If you're a leader, a huge part of your job is to influence others and do so with integrity. The same goes for marketing and sales professionals. It is an imperative skill.
Reading the right books will help you develop that skill.
A great book for anyone in a new leadership, marketing, or sales role is Lou Holtz's book, "Winning Every Day: The Game Plan for Success." In case you don't know, Lou Holtz is one of the most successful college football coaches of all time and a member of the College Football Hall of Fame.
In this book, Holtz shares three questions that every person will ask you. If you lead employees and interact with customers, the practical advice here can help you garner trust and be more effective.
Three questions every person will ask you:
Can I trust you?
Are you committed to excellence?
Do you care about me?
He ties these questions to nurturing your self-image. Holtz explains that being able to answer "yes" to each of these questions will build your self-esteem and cause people to gravitate toward you. They'll want to work with you. (Holtz, 143.)
When you lead a team, keep these questions in the back of your mind. In developing leaders, discuss these three questions during coaching sessions and talks.
Your employees may not ask you these questions directly, but they'll keep these questions in mind when working with you. And you'll be answering these questions indirectly through your words and actions. Furthermore, your customers will also be asking these questions. Your marketing messages, customer service, products and services, and company's actions in general will answer them.
Want to earn the trust, respect, and loyalty of your employees and customers? Figure out how to earn a "yes" to each of these questions.
1) Can I trust you?
As with any relationship, the one you have with your employees is based on trust. It is the foundation of your personal brand. It will expand or limit the potential of your relationship with your team. If you have not earned your team's trust, you have not yet earned the right to lead them in their eyes.
If you "do right" by your people, as Lou Holtz puts it, they'll trust you. If you trust your employees to do their jobs, they'll trust you in return. The more you try to earn their trust, the more they'll try to earn yours.

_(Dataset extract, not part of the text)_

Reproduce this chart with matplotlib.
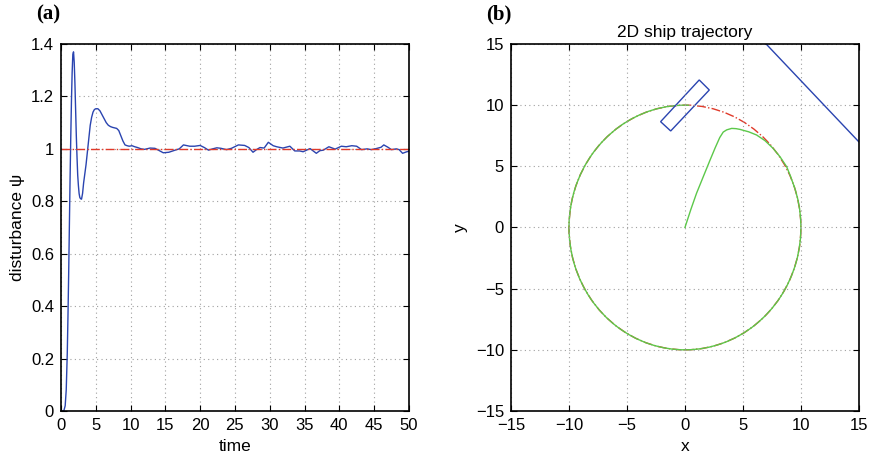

The relationship your company has with its customers is based on trust as well. They have to trust that your products and services will deliver on your promises or else they'll go to the competition. In fact, Holtz goes as far as to say that "trust is your best product."
It's worth noting here that Marketing Sherpa conducted a survey of 1,200 US Consumers and found that the top three most trusted advertising channels were print ads, TV ads, and direct mail. 76% of consumers trust direct mail--more than any digital advertising channel.
2) Are you committed to excellence?
We all want to be a part of a winning team. No one likes the feeling a failure. And no one aspires to be part of a mediocre team.
People want to associate with others who are committed to excellence.
In his book, Lou Holtz says, "You must be willing to give everything you do everything you've got." (Holtz, 152.) He also points out that when you join an organization, you take on certain "obligations and responsibilities." Others are counting on you and you owe them your full effort. You should welcome the opportunity and privilege.
A commitment to excellence draws people in and becomes contagious as people across the organization start emulating the leader's commitment. It becomes a cultural norm and the entire organization benefits.
Additionally, customers want to buy from companies committed to excellence. They look for this excellence in your products, message, and customer service. Knowing they can trust in your company's commitment to excellence reduces their risk in making a purchase or signing a contract with you.
3) Do you care about me?
Lastly, your employees and customers want to know that you genuinely care about them. People want to know that you see their intrinsic value. Employees don't want to be just someone on your payroll. Customers don't want to be reduced to a customer id.
Show you care by listening to the concerns of your employees and customers. Ask questions and discover the root cause of their problems. Give employees the training and tools they need to do their jobs. Partner with them to overcome challenges and develop a career plan. Understand and solve your customers' challenges. Under-promise and over-deliver on your promises to customers.
Decide to care about others. It's the right thing to do because other people matter. They will respect that and love it at the same time.
If you can answer "yes" to these three questions about yourself, you will be a leader who others will follow. If not, don't worry because you have a starting point from which to improve upon. Work on your opportunity area(s) and you'll grow personally and professionally. You'll be glad you did, as will your employees and customers.